A for-profit education firm is soaking taxpayers by subleasing buildings to the Brooklyn public charter schools it runs at astronomical rates — including one at an incredible 1,000 percent markup, sources said.


While the city Department of Education leases buildings in Brooklyn for between $5 and $25 per square foot, the Michigan-based National Heritage Academies subleases to the charter schools it operates for roughly $38 to $45 per square foot, according to a review of public school leases by The Post.

For example, NHA is leasing a former school building on Parkville Avenue in Kensington from the Brooklyn Diocese for approximately $264,000 per year, according to a church source.

Yet the firm billed the site, the Brooklyn Dreams Charter School, $2.76 million for rent and related charges there last year — a 1,000 percent markup, financial filings show.

Critics say it’s part of the company’s MO: putting considerable money down to purchase or renovate properties, charging sky-high rents to recoup its investment — and eventually turning a hefty profit...

Most public charter schools get no funding for facilities, and mortgage lenders are wary of dealing with them because their charters are up for renewal every five years, supporters say.
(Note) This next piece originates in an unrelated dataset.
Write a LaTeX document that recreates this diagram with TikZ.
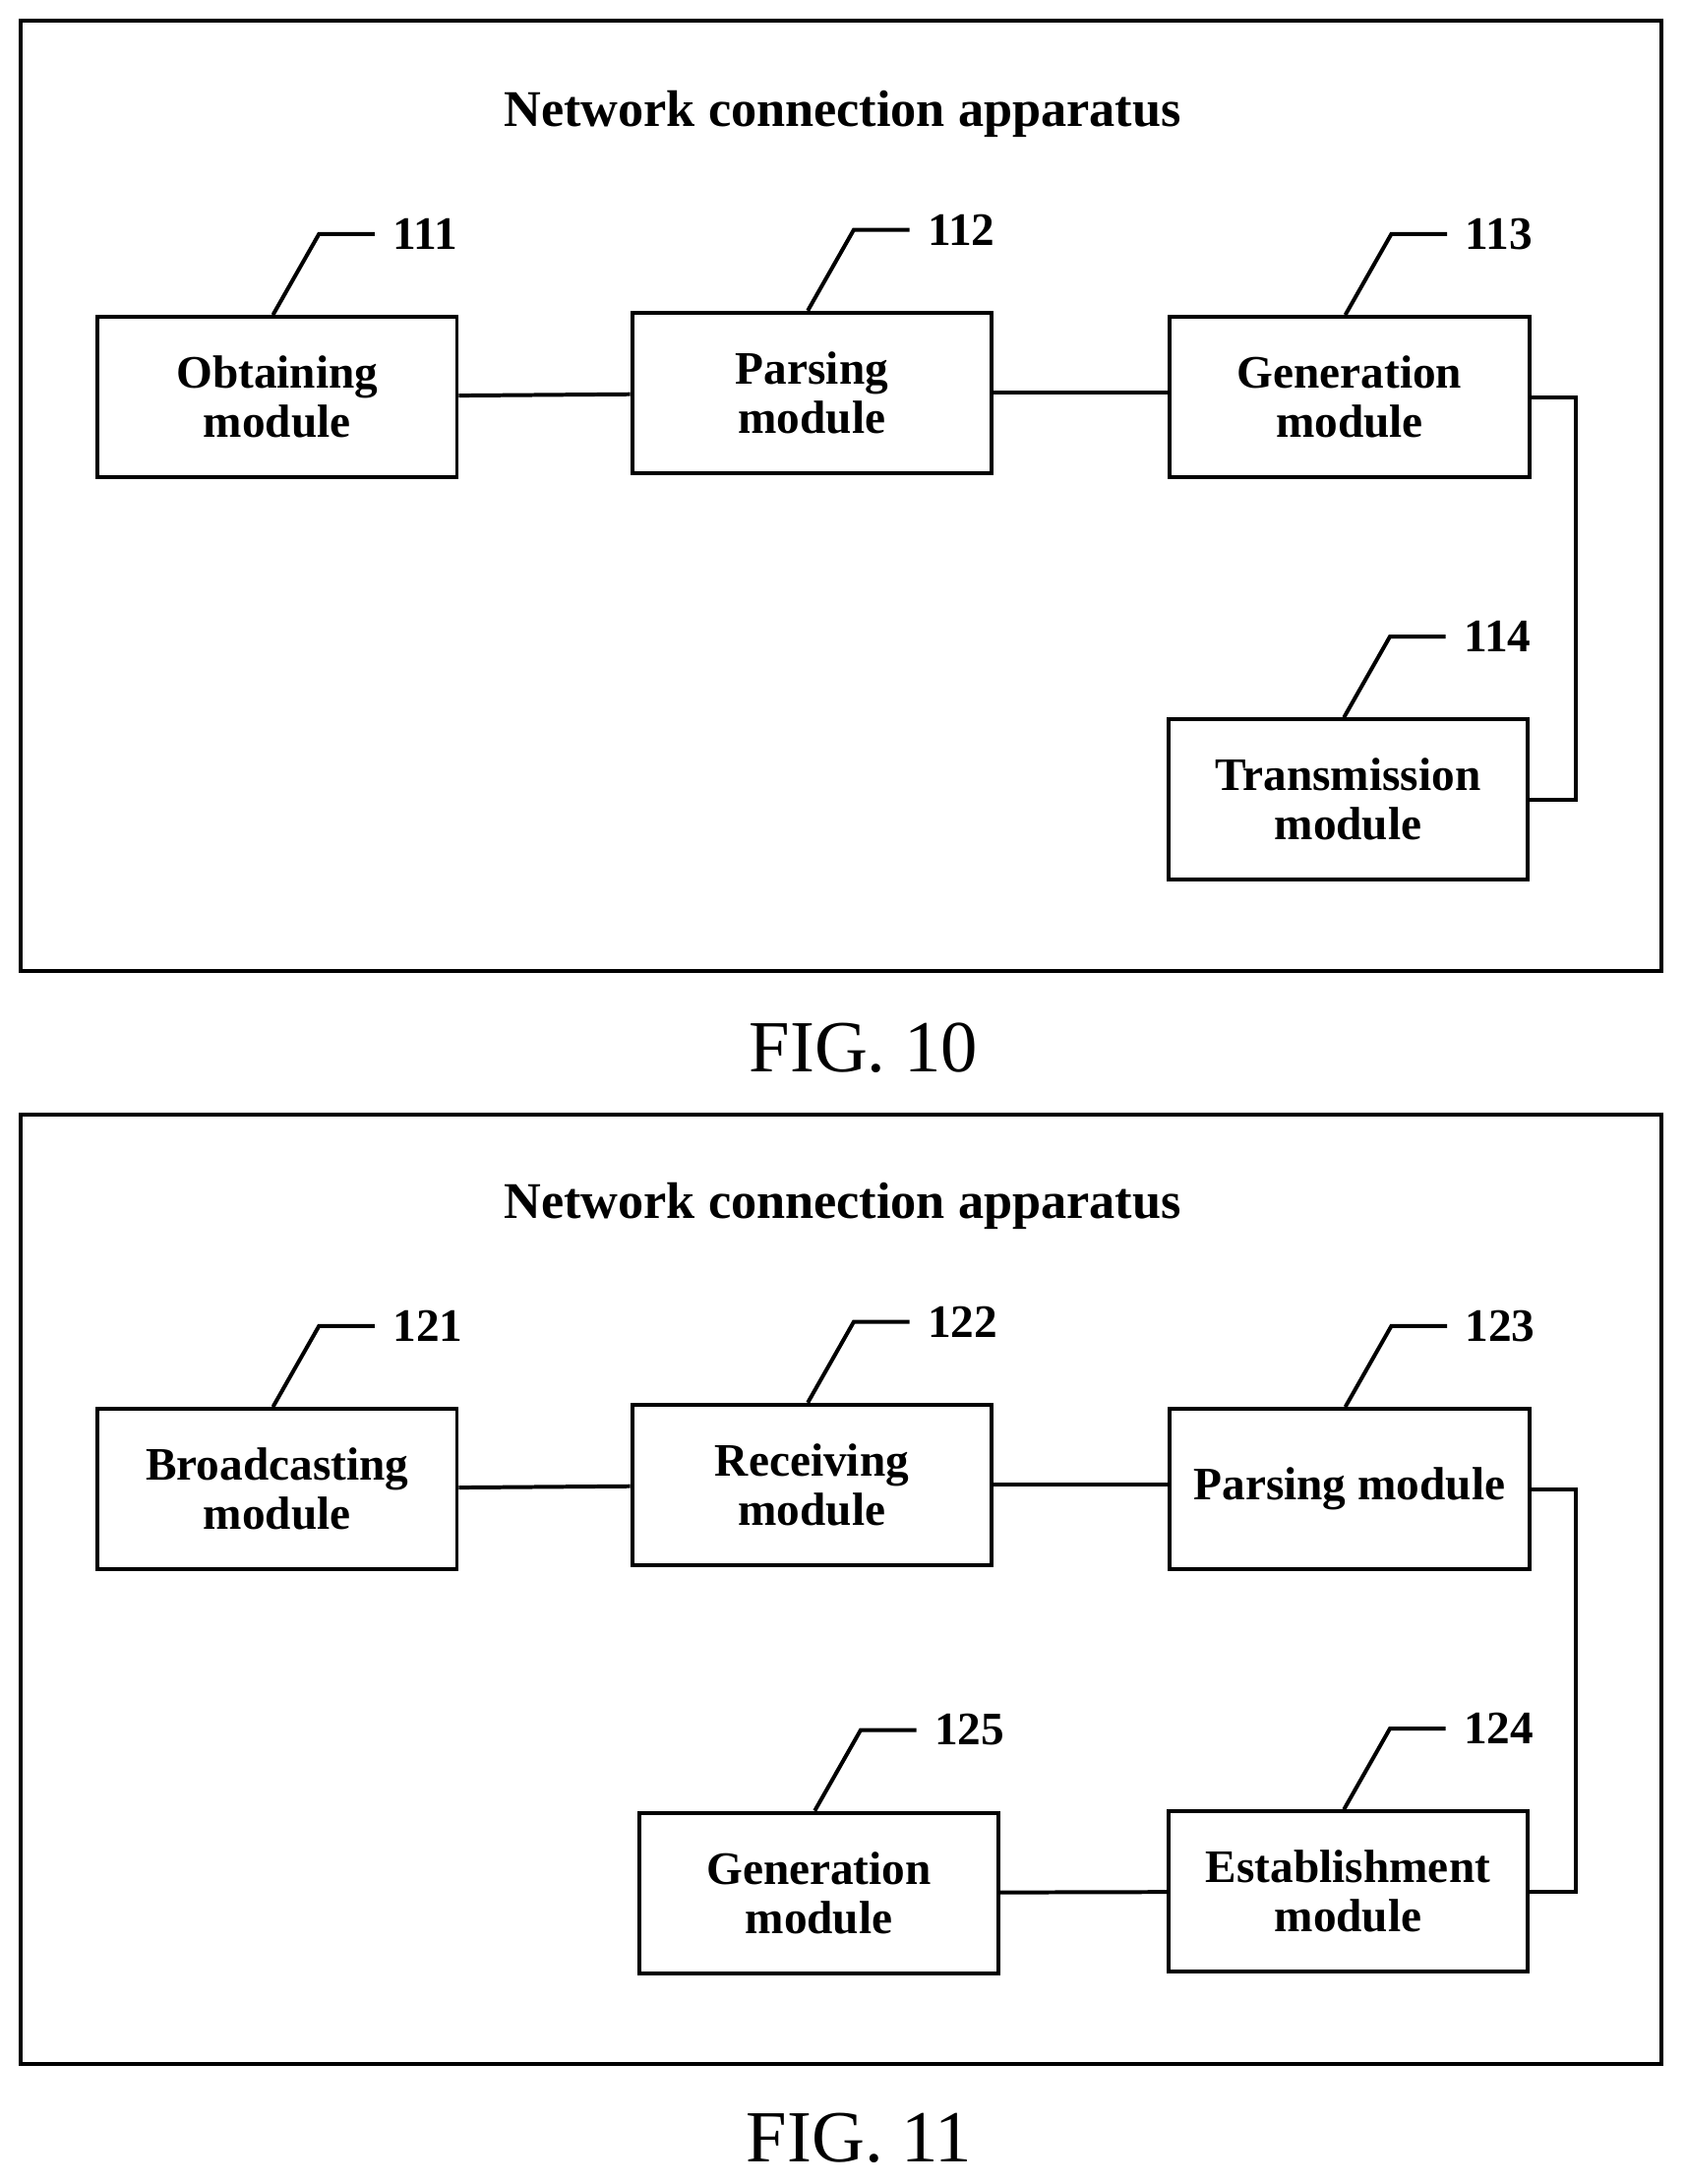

“The bottom line is that if it wasn’t for NHA’s upfront investment in the real estate, the [Bushwick] school would probably not exist in private space,” [Cynthia Proctor, a spokeswoman for the State University of New York Charter Schools Institute] said...

The firm is one of the few for-profits in New York that manages all educational aspects of its charter schools, after being grandfathered in when state law abolished the practice in 2010.